PROBLEM DESCRIPTION | Will you output all of the data below exactly, omitting the images?

GIVEN INFORMATION |
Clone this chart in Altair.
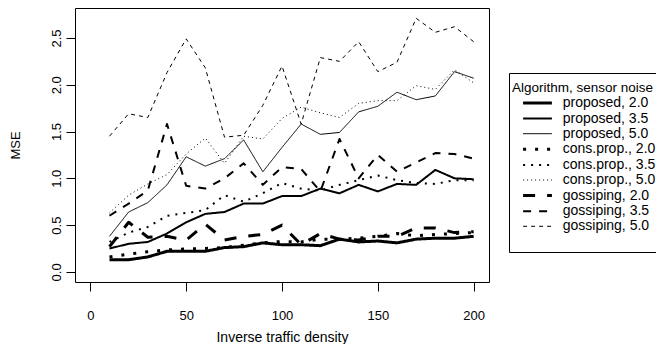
import altair as alt
import pandas as pd

# ---- data ----
x_vals = [10, 20, 30, 40, 50, 60, 70, 80, 90, 100,
          110, 120, 130, 140, 150, 160, 170, 180, 190, 200]

series_names = ["proposed, 2.0", "proposed, 3.5", "proposed, 5.0",
                "cons.prop., 2.0", "cons.prop., 3.5", "cons.prop., 5.0",
                "gossiping, 2.0", "gossiping, 3.5", "gossiping, 5.0"]

prop_20 = [0.13, 0.13, 0.16, 0.22, 0.22, 0.22, 0.26, 0.27, 0.31, 0.29,
           0.29, 0.28, 0.35, 0.32, 0.33, 0.31, 0.35, 0.36, 0.36, 0.38]
prop_35 = [0.25, 0.30, 0.32, 0.41, 0.53, 0.62, 0.64, 0.73, 0.73, 0.81,
           0.81, 0.89, 0.84, 0.93, 0.86, 0.94, 0.93, 1.09, 1.00, 0.99]
prop_50 = [0.38, 0.64, 0.74, 0.93, 1.23, 1.13, 1.21, 1.41, 1.07, 1.33,
           1.58, 1.47, 1.49, 1.71, 1.77, 1.92, 1.84, 1.88, 2.14, 2.07]

cp_20 = [0.16, 0.19, 0.215, 0.235, 0.245, 0.25, 0.26, 0.285, 0.31, 0.325,
         0.32, 0.35, 0.35, 0.36, 0.38, 0.41, 0.385, 0.40, 0.41, 0.42]
cp_35 = [0.32, 0.42, 0.48, 0.60, 0.63, 0.66, 0.82, 0.75, 0.84, 0.95,
         0.89, 0.87, 0.93, 0.98, 1.03, 0.98, 0.95, 0.94, 0.98, 0.98]
cp_50 = [0.63, 0.82, 0.94, 1.04, 1.26, 1.43, 1.16, 1.45, 1.42, 1.64,
         1.76, 1.70, 1.65, 1.80, 1.83, 1.83, 1.99, 1.95, 2.16, 2.02]

g_20 = [0.27, 0.53, 0.37, 0.38, 0.34, 0.51, 0.34, 0.38, 0.40, 0.50,
        0.29, 0.41, 0.35, 0.34, 0.38, 0.38, 0.47, 0.47, 0.42, 0.43]
g_35 = [0.60, 0.73, 0.87, 1.58, 0.92, 0.89, 1.00, 1.16, 0.93, 1.12,
        1.10, 0.86, 1.42, 1.00, 1.25, 1.07, 1.17, 1.27, 1.26, 1.21]
g_50 = [1.45, 1.69, 1.65, 2.13, 2.49, 2.18, 1.44, 1.46, 1.78, 2.20,
        1.58, 2.29, 2.25, 2.46, 2.14, 2.24, 2.71, 2.56, 2.62, 2.46]

x_ticks = [0, 50, 100, 150, 200]
y_ticks = [0.0, 0.5, 1.0, 1.5, 2.0, 2.5]

# ---- styles ----
line_widths = [3, 2, 1, 3, 2, 1, 3, 2, 1]
line_dashes = [[1, 0], [1, 0], [1, 0],
               [3, 9], [2, 6], [1, 3],
               [12, 12], [8, 8], [4, 4]]

all_series = [prop_20, prop_35, prop_50, cp_20, cp_35, cp_50, g_20, g_35, g_50]
rows = []
for name, vals in zip(series_names, all_series):
    for xv, yv in zip(x_vals, vals):
        rows.append({"x": xv, "mse": yv, "series": name})
df = pd.DataFrame(rows)

# an empty, invisible last legend row gives the legend box its bottom margin
legend_domain = series_names + ["\u00a0"]
legend_widths = line_widths + [0]
legend_dashes = line_dashes + [[0, 10]]

FONT = "Liberation Sans"
legend_title = ["", "Algorithm, sensor noise"]

chart = alt.Chart(df).mark_line(color="black", strokeCap="butt", strokeJoin="round").encode(
    x=alt.X("x:Q",
            scale=alt.Scale(domain=[-8, 208], nice=False, zero=False),
            axis=alt.Axis(values=x_ticks, title="Inverse traffic density",
                          format="d", grid=False, domain=False,
                          tickSize=9, tickColor="black", labelPadding=18,
                          labelFontSize=13, labelColor="black", labelFont=FONT,
                          titleFontSize=14, titleFont=FONT, titleFontWeight="normal",
                          titleColor="black", titleY=59, titleBaseline="alphabetic")),
    y=alt.Y("mse:Q",
            scale=alt.Scale(domain=[-0.108, 2.82], nice=False, zero=False),
            axis=alt.Axis(values=y_ticks, title="MSE", format=".1f",
                          grid=False, domain=False,
                          tickSize=9, tickColor="black", labelPadding=3,
                          labelAngle=270, labelAlign="center", labelBaseline="bottom",
                          labelFontSize=13, labelColor="black", labelFont=FONT,
                          titleFontSize=13, titleFont=FONT, titleFontWeight="normal",
                          titleColor="black", titleX=-53)),
    strokeDash=alt.StrokeDash("series:N",
                              scale=alt.Scale(domain=legend_domain, range=legend_dashes),
                              legend=alt.Legend(title=legend_title)),
    strokeWidth=alt.StrokeWidth("series:N",
                                scale=alt.Scale(type="ordinal", domain=legend_domain, range=legend_widths),
                                legend=alt.Legend(title=legend_title)),
).properties(
    width=414,
    height=274,
    padding={"left": 67, "top": 0, "right": 167, "bottom": 62},
    autosize=alt.AutoSizeParams(type="none"),
).configure(
    font=FONT
).configure_view(
    stroke="black", strokeWidth=1
).configure_legend(
    orient="none", legendX=434, legendY=65,
    strokeColor="black", fillColor="white", padding=3,
    titleFont=FONT, titleFontSize=13.5, titleFontWeight="normal", titleColor="black",
    titleLineHeight=5, titlePadding=1, titleLimit=300,
    labelFont=FONT, labelFontSize=14, labelColor="black", labelLimit=300,
    symbolType="M-2.4,0H2.4", symbolSize=144, symbolStrokeColor="black",
    symbolFillColor="transparent",
    symbolOffset=18, labelOffset=17.7, rowPadding=1.1,
)

chart.save("out.html", embed_options={"renderer": "svg", "actions": False})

FINAL ANSWER |
Clone this chart in Altair.
import altair as alt
import pandas as pd

# ---- data ----
x_vals = [10, 20, 30, 40, 50, 60, 70, 80, 90, 100,
          110, 120, 130, 140, 150, 160, 170, 180, 190, 200]

series_names = ["proposed, 2.0", "proposed, 3.5", "proposed, 5.0",
                "cons.prop., 2.0", "cons.prop., 3.5", "cons.prop., 5.0",
                "gossiping, 2.0", "gossiping, 3.5", "gossiping, 5.0"]

prop_20 = [0.13, 0.13, 0.16, 0.22, 0.22, 0.22, 0.26, 0.27, 0.31, 0.29,
           0.29, 0.28, 0.35, 0.32, 0.33, 0.31, 0.35, 0.36, 0.36, 0.38]
prop_35 = [0.25, 0.30, 0.32, 0.41, 0.53, 0.62, 0.64, 0.73, 0.73, 0.81,
           0.81, 0.89, 0.84, 0.93, 0.86, 0.94, 0.93, 1.09, 1.00, 0.99]
prop_50 = [0.38, 0.64, 0.74, 0.93, 1.23, 1.13, 1.21, 1.41, 1.07, 1.33,
           1.58, 1.47, 1.49, 1.71, 1.77, 1.92, 1.84, 1.88, 2.14, 2.07]

cp_20 = [0.16, 0.19, 0.215, 0.235, 0.245, 0.25, 0.26, 0.285, 0.31, 0.325,
         0.32, 0.35, 0.35, 0.36, 0.38, 0.41, 0.385, 0.40, 0.41, 0.42]
cp_35 = [0.32, 0.42, 0.48, 0.60, 0.63, 0.66, 0.82, 0.75, 0.84, 0.95,
         0.89, 0.87, 0.93, 0.98, 1.03, 0.98, 0.95, 0.94, 0.98, 0.98]
cp_50 = [0.63, 0.82, 0.94, 1.04, 1.26, 1.43, 1.16, 1.45, 1.42, 1.64,
         1.76, 1.70, 1.65, 1.80, 1.83, 1.83, 1.99, 1.95, 2.16, 2.02]

g_20 = [0.27, 0.53, 0.37, 0.38, 0.34, 0.51, 0.34, 0.38, 0.40, 0.50,
        0.29, 0.41, 0.35, 0.34, 0.38, 0.38, 0.47, 0.47, 0.42, 0.43]
g_35 = [0.60, 0.73, 0.87, 1.58, 0.92, 0.89, 1.00, 1.16, 0.93, 1.12,
        1.10, 0.86, 1.42, 1.00, 1.25, 1.07, 1.17, 1.27, 1.26, 1.21]
g_50 = [1.45, 1.69, 1.65, 2.13, 2.49, 2.18, 1.44, 1.46, 1.78, 2.20,
        1.58, 2.29, 2.25, 2.46, 2.14, 2.24, 2.71, 2.56, 2.62, 2.46]

x_ticks = [0, 50, 100, 150, 200]
y_ticks = [0.0, 0.5, 1.0, 1.5, 2.0, 2.5]

# ---- styles ----
line_widths = [3, 2, 1, 3, 2, 1, 3, 2, 1]
line_dashes = [[1, 0], [1, 0], [1, 0],
               [3, 9], [2, 6], [1, 3],
               [12, 12], [8, 8], [4, 4]]

all_series = [prop_20, prop_35, prop_50, cp_20, cp_35, cp_50, g_20, g_35, g_50]
rows = []
for name, vals in zip(series_names, all_series):
    for xv, yv in zip(x_vals, vals):
        rows.append({"x": xv, "mse": yv, "series": name})
df = pd.DataFrame(rows)

# an empty, invisible last legend row gives the legend box its bottom margin
legend_domain = series_names + ["\u00a0"]
legend_widths = line_widths + [0]
legend_dashes = line_dashes + [[0, 10]]

FONT = "Liberation Sans"
legend_title = ["", "Algorithm, sensor noise"]

chart = alt.Chart(df).mark_line(color="black", strokeCap="butt", strokeJoin="round").encode(
    x=alt.X("x:Q",
            scale=alt.Scale(domain=[-8, 208], nice=False, zero=False),
            axis=alt.Axis(values=x_ticks, title="Inverse traffic density",
                          format="d", grid=False, domain=False,
                          tickSize=9, tickColor="black", labelPadding=18,
                          labelFontSize=13, labelColor="black", labelFont=FONT,
                          titleFontSize=14, titleFont=FONT, titleFontWeight="normal",
                          titleColor="black", titleY=59, titleBaseline="alphabetic")),
    y=alt.Y("mse:Q",
            scale=alt.Scale(domain=[-0.108, 2.82], nice=False, zero=False),
            axis=alt.Axis(values=y_ticks, title="MSE", format=".1f",
                          grid=False, domain=False,
                          tickSize=9, tickColor="black", labelPadding=3,
                          labelAngle=270, labelAlign="center", labelBaseline="bottom",
                          labelFontSize=13, labelColor="black", labelFont=FONT,
                          titleFontSize=13, titleFont=FONT, titleFontWeight="normal",
                          titleColor="black", titleX=-53)),
    strokeDash=alt.StrokeDash("series:N",
                              scale=alt.Scale(domain=legend_domain, range=legend_dashes),
                              legend=alt.Legend(title=legend_title)),
    strokeWidth=alt.StrokeWidth("series:N",
                                scale=alt.Scale(type="ordinal", domain=legend_domain, range=legend_widths),
                                legend=alt.Legend(title=legend_title)),
).properties(
    width=414,
    height=274,
    padding={"left": 67, "top": 0, "right": 167, "bottom": 62},
    autosize=alt.AutoSizeParams(type="none"),
).configure(
    font=FONT
).configure_view(
    stroke="black", strokeWidth=1
).configure_legend(
    orient="none", legendX=434, legendY=65,
    strokeColor="black", fillColor="white", padding=3,
    titleFont=FONT, titleFontSize=13.5, titleFontWeight="normal", titleColor="black",
    titleLineHeight=5, titlePadding=1, titleLimit=300,
    labelFont=FONT, labelFontSize=14, labelColor="black", labelLimit=300,
    symbolType="M-2.4,0H2.4", symbolSize=144, symbolStrokeColor="black",
    symbolFillColor="transparent",
    symbolOffset=18, labelOffset=17.7, rowPadding=1.1,
)

chart.save("out.html", embed_options={"renderer": "svg", "actions": False})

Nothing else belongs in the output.